As finally set, the very light pedal brake pressure voltage at the ECU input is lifted from 1V to about 1.15V – just a 15 per cent increase at this end of the sensor’s output. This results in a clear deceleration when the pedal is lightly pressed, and much stronger regen than normal as the pedal is pressed harder. At high braking efforts, the behaviour of the car is near standard – it’s in very light braking where there’s a clear difference.
But I’ll be frank – I am not sure that everyone would like the end result. Why? Well, that takes some explanation.
With a purely hydraulic braking system, if they so desire, the driver can brake extremely gently. In fact, perhaps only imperceptibly slowing the car. However, with the modified regen system, the minimum braking decel that can be achieved is now noticeably more than the minimum with a purely hydraulic system. That is, if you want to slow down, you put your foot on the brake pedal. If you don’t want to slow down, don’t brake – cos if you do, for the same light pedal pressure you’ll slow at a quicker rate than in a conventional car.
So extremely gentle braking, of the sort perhaps where in a conventional system you’d just barely be touching your foot on the brake pedal, is no longer possible. Once that switch is tripped, braking is occurring. This is because when the relay is activated by the action of the brake pedal, the ECU immediately thinks that the brakes are being applied more strongly than they really are – and so gives you the extra regen braking.
But it’s important that this minimum braking threshold not be overstated. Testing with an accelerometer showed that when the throttle is lifted (without any braking occurring), the deceleration from 100 km/h is about 0.1g. When the brake pedal is pressed at its modified minimum value (that is, the relay is just tripped), the deceleration increases to 0.11g. At 60 km/h, a throttle lift results in 0.08g deceleration, while minimum braking results in 0.12g decel. (As a guide, about 0.8g indicates very hard braking.)
This graph compares the figures - a throttle lift typically giving about 0.1g decel, minimum regen braking about 0.11g, moderate regen braking about 0.2g, and a hard emergency stop resulting in braking of (at least) 0.8g.

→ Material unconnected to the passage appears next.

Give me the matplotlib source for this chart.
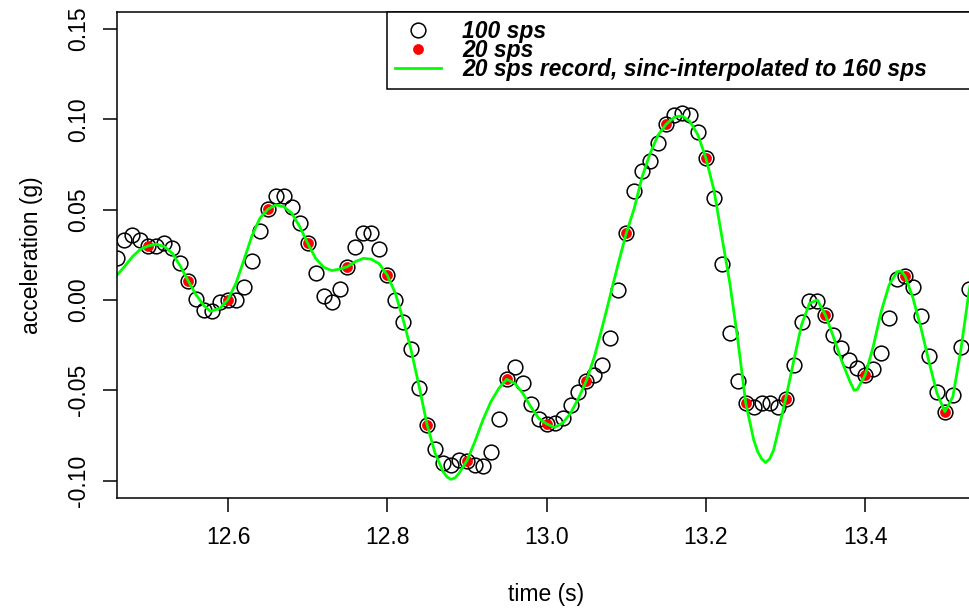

Logging the input signal from the sensor and the modified output signal to the ECU shows that over a 6 minute hilly urban drive, the average value of the sensor signal was 0.507V and the average value of the modified output was 0.562V. However, as the lower trace shows, the modified output of the sensor has a lot more ‘area under the curve’, a better indication of the changed feel on the road.
And the benefits?
Firstly, the regen braking is clearly doing much more of the braking work. Or, to put it another way, much less energy is being wasted in the brakes. This can be both seen in the display of watt-hours regenerated (there are more suns than usually achieved on this stretch of road), and also in the feel of the car. The regen braking is smooth and effortless, slowing the car substantially before the brake pedal is moved a little further to activate the hydraulic brakes and bring the car to a halt.
It’s hard to assess overall urban fuel consumption, but in some 5 minute increments it has improved by 30 per cent.
The wear of the hydraulic brakes and pads will also be substantially lessened. (These brakes still get used in anger down long hills, though – as the battery fills, regen progressively reduces its braking action and the hydraulic brakes then do more and more of the work.) The regen also switches off at very low speeds, so the discs still stay shiny.
Sure, we know that for nearly everyone reading this story, the described modification will be irrelevant – they won’t be able to do it on their own car. But firstly, this mod shows that whatever the direction that future cars takes, tweaks will always be able to be performed.
And secondly, if you’re driving a conventional car, start thinking: why am I paying more at the bowser because my car wastes all braking power in heat? The latter is a damned good question!